* [SET EXERCISE] What do the lines from the top of the data through the line with "(0,0) rectangle (2260,940);" say? Quote them exactly and include both ends.

* [DATA SECTION]
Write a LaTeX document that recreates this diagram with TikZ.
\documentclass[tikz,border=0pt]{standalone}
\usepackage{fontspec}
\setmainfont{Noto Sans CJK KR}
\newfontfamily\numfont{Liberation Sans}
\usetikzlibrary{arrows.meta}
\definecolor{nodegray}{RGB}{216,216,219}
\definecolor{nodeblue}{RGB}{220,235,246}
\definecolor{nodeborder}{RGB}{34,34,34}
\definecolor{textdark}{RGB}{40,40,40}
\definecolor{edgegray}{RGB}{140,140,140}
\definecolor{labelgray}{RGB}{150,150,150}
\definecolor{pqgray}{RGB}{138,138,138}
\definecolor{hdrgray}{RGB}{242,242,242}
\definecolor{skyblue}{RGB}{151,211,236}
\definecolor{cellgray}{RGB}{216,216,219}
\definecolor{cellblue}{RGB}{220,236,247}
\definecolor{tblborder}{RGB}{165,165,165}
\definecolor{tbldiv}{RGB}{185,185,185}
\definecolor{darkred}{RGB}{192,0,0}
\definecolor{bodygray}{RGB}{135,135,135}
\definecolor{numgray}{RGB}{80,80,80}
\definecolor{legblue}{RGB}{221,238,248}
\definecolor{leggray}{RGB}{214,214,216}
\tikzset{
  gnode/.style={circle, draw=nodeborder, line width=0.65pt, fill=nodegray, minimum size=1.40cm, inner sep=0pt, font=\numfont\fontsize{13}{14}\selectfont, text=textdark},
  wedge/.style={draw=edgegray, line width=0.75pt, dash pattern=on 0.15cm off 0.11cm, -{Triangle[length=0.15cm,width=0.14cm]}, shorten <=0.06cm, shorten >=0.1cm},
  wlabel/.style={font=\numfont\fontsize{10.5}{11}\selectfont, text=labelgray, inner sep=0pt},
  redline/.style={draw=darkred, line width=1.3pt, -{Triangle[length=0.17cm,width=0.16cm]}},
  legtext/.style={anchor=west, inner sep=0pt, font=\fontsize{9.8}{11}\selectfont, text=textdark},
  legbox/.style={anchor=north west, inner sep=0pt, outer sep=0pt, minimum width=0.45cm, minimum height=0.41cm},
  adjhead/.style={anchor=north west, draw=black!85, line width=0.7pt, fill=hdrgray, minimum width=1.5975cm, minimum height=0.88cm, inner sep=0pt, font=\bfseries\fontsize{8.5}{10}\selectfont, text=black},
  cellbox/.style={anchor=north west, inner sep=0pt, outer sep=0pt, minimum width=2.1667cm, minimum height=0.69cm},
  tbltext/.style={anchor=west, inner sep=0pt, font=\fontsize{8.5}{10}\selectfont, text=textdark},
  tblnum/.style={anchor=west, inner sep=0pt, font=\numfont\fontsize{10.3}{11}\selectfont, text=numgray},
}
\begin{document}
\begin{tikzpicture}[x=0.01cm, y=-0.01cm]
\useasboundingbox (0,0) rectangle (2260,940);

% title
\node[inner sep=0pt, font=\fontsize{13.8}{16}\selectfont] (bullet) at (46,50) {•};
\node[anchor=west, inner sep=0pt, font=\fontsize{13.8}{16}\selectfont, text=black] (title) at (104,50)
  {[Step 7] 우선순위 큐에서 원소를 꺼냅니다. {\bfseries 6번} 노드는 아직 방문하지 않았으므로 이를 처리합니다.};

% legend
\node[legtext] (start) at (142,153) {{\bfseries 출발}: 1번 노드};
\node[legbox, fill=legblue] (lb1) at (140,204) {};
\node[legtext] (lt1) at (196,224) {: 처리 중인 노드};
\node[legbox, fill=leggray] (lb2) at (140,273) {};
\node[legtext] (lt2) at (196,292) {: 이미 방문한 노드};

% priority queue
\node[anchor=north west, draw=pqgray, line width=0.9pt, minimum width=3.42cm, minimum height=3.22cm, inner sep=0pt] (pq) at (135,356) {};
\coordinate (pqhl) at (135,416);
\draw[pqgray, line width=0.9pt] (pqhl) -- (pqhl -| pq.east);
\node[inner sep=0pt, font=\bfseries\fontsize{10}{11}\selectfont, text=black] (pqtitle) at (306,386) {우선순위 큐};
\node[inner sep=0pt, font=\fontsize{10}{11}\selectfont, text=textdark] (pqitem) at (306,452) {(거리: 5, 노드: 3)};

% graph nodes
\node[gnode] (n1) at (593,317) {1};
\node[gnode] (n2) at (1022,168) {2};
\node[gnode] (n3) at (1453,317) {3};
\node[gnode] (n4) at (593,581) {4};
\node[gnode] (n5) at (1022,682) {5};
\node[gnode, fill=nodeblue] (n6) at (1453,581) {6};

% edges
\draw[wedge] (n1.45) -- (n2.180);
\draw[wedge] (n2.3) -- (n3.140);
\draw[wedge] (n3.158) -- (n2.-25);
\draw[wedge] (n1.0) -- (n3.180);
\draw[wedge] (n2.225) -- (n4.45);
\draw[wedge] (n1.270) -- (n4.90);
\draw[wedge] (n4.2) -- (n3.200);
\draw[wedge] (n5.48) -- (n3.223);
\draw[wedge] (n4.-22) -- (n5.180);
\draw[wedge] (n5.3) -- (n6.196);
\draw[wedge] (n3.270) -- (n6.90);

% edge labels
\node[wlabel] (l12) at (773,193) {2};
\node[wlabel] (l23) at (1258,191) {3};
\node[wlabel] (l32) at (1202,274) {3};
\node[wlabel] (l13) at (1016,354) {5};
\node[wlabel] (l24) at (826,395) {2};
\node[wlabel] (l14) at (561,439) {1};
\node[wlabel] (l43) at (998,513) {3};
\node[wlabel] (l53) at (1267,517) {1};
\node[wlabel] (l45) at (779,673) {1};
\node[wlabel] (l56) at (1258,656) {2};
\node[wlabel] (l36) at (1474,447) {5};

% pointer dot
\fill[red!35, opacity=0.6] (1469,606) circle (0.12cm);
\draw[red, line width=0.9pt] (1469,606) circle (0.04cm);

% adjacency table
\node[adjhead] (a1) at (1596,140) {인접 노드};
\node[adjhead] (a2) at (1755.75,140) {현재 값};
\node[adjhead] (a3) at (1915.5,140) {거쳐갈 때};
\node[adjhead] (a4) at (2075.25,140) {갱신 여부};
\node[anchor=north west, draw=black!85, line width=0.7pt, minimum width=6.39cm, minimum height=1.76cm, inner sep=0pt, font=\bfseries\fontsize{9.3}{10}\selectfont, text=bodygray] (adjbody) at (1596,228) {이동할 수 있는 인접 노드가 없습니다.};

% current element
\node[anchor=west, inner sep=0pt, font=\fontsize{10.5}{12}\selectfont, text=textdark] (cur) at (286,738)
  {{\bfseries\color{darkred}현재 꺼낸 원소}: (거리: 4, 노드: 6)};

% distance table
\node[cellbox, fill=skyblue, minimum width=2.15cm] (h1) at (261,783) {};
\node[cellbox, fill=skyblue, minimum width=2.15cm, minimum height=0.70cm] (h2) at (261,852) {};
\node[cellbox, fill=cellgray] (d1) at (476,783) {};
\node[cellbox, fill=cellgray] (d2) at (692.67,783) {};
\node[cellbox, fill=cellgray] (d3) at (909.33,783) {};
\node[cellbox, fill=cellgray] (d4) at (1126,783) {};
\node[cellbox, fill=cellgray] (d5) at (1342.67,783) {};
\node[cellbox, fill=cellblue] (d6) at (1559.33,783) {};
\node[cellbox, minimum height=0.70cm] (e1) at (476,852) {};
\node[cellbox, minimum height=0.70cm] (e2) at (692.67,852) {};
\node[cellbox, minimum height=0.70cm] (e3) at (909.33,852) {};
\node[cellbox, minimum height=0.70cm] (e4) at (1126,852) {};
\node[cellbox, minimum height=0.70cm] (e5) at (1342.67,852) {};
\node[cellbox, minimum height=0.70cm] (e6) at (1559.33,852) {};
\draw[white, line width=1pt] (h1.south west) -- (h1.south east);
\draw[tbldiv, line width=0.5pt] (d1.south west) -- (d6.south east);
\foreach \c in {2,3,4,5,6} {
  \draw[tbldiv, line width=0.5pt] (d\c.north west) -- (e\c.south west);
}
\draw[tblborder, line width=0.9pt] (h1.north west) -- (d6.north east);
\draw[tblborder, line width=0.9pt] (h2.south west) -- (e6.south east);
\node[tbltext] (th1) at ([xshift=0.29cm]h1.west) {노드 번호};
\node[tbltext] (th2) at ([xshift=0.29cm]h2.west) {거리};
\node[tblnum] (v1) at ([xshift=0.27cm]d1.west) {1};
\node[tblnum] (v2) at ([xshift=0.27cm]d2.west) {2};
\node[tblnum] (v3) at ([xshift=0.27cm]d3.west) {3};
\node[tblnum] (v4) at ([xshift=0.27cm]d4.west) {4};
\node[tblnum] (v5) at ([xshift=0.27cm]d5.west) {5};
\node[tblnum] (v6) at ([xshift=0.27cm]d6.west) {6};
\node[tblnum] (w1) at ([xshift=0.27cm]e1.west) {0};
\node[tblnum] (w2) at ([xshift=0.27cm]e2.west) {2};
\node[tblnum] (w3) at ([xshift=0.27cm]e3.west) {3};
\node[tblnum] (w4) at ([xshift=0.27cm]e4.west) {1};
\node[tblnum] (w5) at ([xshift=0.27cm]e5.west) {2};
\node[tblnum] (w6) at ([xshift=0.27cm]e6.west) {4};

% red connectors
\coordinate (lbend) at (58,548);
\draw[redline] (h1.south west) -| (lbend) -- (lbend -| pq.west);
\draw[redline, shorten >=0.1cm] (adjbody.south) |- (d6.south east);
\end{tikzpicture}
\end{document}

* [FULL ANSWER]
Write a LaTeX document that recreates this diagram with TikZ.
\documentclass[tikz,border=0pt]{standalone}
\usepackage{fontspec}
\setmainfont{Noto Sans CJK KR}
\newfontfamily\numfont{Liberation Sans}
\usetikzlibrary{arrows.meta}
\definecolor{nodegray}{RGB}{216,216,219}
\definecolor{nodeblue}{RGB}{220,235,246}
\definecolor{nodeborder}{RGB}{34,34,34}
\definecolor{textdark}{RGB}{40,40,40}
\definecolor{edgegray}{RGB}{140,140,140}
\definecolor{labelgray}{RGB}{150,150,150}
\definecolor{pqgray}{RGB}{138,138,138}
\definecolor{hdrgray}{RGB}{242,242,242}
\definecolor{skyblue}{RGB}{151,211,236}
\definecolor{cellgray}{RGB}{216,216,219}
\definecolor{cellblue}{RGB}{220,236,247}
\definecolor{tblborder}{RGB}{165,165,165}
\definecolor{tbldiv}{RGB}{185,185,185}
\definecolor{darkred}{RGB}{192,0,0}
\definecolor{bodygray}{RGB}{135,135,135}
\definecolor{numgray}{RGB}{80,80,80}
\definecolor{legblue}{RGB}{221,238,248}
\definecolor{leggray}{RGB}{214,214,216}
\tikzset{
  gnode/.style={circle, draw=nodeborder, line width=0.65pt, fill=nodegray, minimum size=1.40cm, inner sep=0pt, font=\numfont\fontsize{13}{14}\selectfont, text=textdark},
  wedge/.style={draw=edgegray, line width=0.75pt, dash pattern=on 0.15cm off 0.11cm, -{Triangle[length=0.15cm,width=0.14cm]}, shorten <=0.06cm, shorten >=0.1cm},
  wlabel/.style={font=\numfont\fontsize{10.5}{11}\selectfont, text=labelgray, inner sep=0pt},
  redline/.style={draw=darkred, line width=1.3pt, -{Triangle[length=0.17cm,width=0.16cm]}},
  legtext/.style={anchor=west, inner sep=0pt, font=\fontsize{9.8}{11}\selectfont, text=textdark},
  legbox/.style={anchor=north west, inner sep=0pt, outer sep=0pt, minimum width=0.45cm, minimum height=0.41cm},
  adjhead/.style={anchor=north west, draw=black!85, line width=0.7pt, fill=hdrgray, minimum width=1.5975cm, minimum height=0.88cm, inner sep=0pt, font=\bfseries\fontsize{8.5}{10}\selectfont, text=black},
  cellbox/.style={anchor=north west, inner sep=0pt, outer sep=0pt, minimum width=2.1667cm, minimum height=0.69cm},
  tbltext/.style={anchor=west, inner sep=0pt, font=\fontsize{8.5}{10}\selectfont, text=textdark},
  tblnum/.style={anchor=west, inner sep=0pt, font=\numfont\fontsize{10.3}{11}\selectfont, text=numgray},
}
\begin{document}
\begin{tikzpicture}[x=0.01cm, y=-0.01cm]
\useasboundingbox (0,0) rectangle (2260,940);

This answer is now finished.